Last week, a close friend sought to understand what Minimum Tax is, and I explained it to them. A few days later, they informed me that they had researched further and discovered that Minimum Tax is also Turnover Tax. I was alarmed and responded with an emphatic No!
Nevertheless, I understood where they were coming from. Minimum Tax is computed by summing up the gross turnover for each quarter (3 months), with 1% of this amount being the Minimum Tax payable. For details, see Demystifying Minimum Tax. In light of this, one may be pardoned for thinking that Minimum Tax is Turnover Tax.
It is important to understand the difference between the two taxes, and to identify which of the two is best suited for one’s enterprise. Below is a summary of what Turnover Tax is.
The definition and application of Turnover Tax has been subject to numerous changes over the last few years. The current position is vide the Finance Act No. 23 of 2019 as amended by the Tax Laws Amendment Act No. 2 of 2020. The effective date was January 1, 2020.

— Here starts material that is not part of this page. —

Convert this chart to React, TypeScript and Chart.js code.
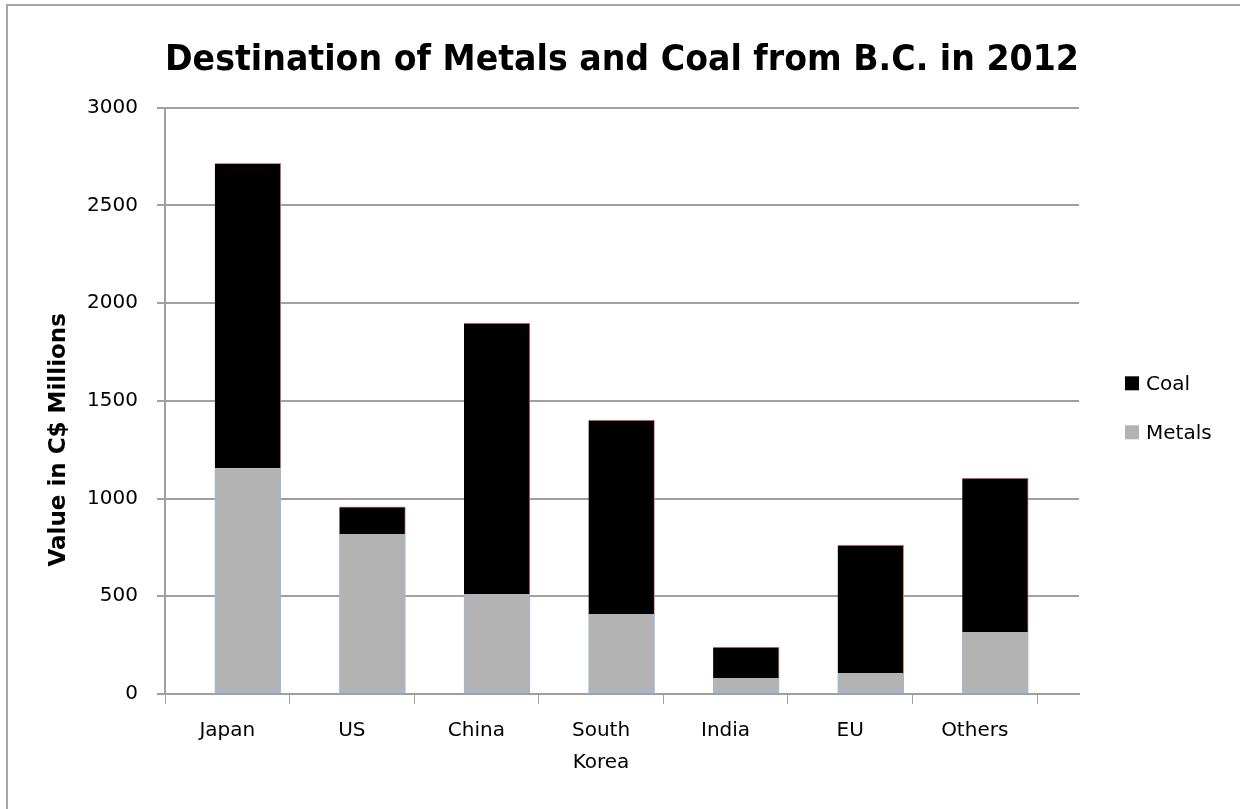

Turnover Tax is payable by a resident person whose turnover is between Kshs. 1 – 50 Million par annum. Persons excluded from this tax obligation are those earning:
- rental income;
- management or professional or training fees; or
- any income which is subject to a final withholding tax under this Act.
Before the 2020 amendments, this tax was limited to persons receiving a turnover of Kshs. 5 Million and below, and excluded limited companies. It was targeting micro and small enterprises, the informal sector and jua kali industries. However, the current provisions are highly inclusive since they loop in majority of the small and medium sized enterprises trading in goods. Most of the enterprises in the service sector would be disqualified since they earn management/professional/training fees.
Rental income is a specified source of income with exclusive provisions dealing with its taxation, and is understandably ineligible for Turnover Tax. Employment income also falls outside the ambit of this tax, since it is subject to the Pay-as-you-Earn system (PAYE).
From the wording of the Act, all persons who qualify for Turnover Tax should adopt it as the default system of computing and remitting their tax. Those who wish to use alternative systems should, by notice in writing addressed to the Commissioner, elect otherwise.
Now that we have established which parties are subject to Turnover Tax, how is it computed?
The taxable person should sum up their gross receipts/turnover for each month, and 3% of this amount is the Turnover Tax. A return should be filed and the tax paid by the twentieth day of the following month. For example, tax payable on January’s gross receipts should be paid by February 20th. Kenya Revenue Authority (KRA) literature indicates that it is a final tax.
The market is abuzz with discussions on Minimum Tax which came into effect on January 1, 2021. It is our hope that we shall not lose sight of the provisions on Turnover Tax, as our enterprises chart the course for year 2021. Stability in the definition and applicability of this tax will also go a long way in ensuring compliance by taxpayers.
From Par Excellence Concepts LLP, may the new year bring good tidings and abundance, sufficient for ourselves and the taxman!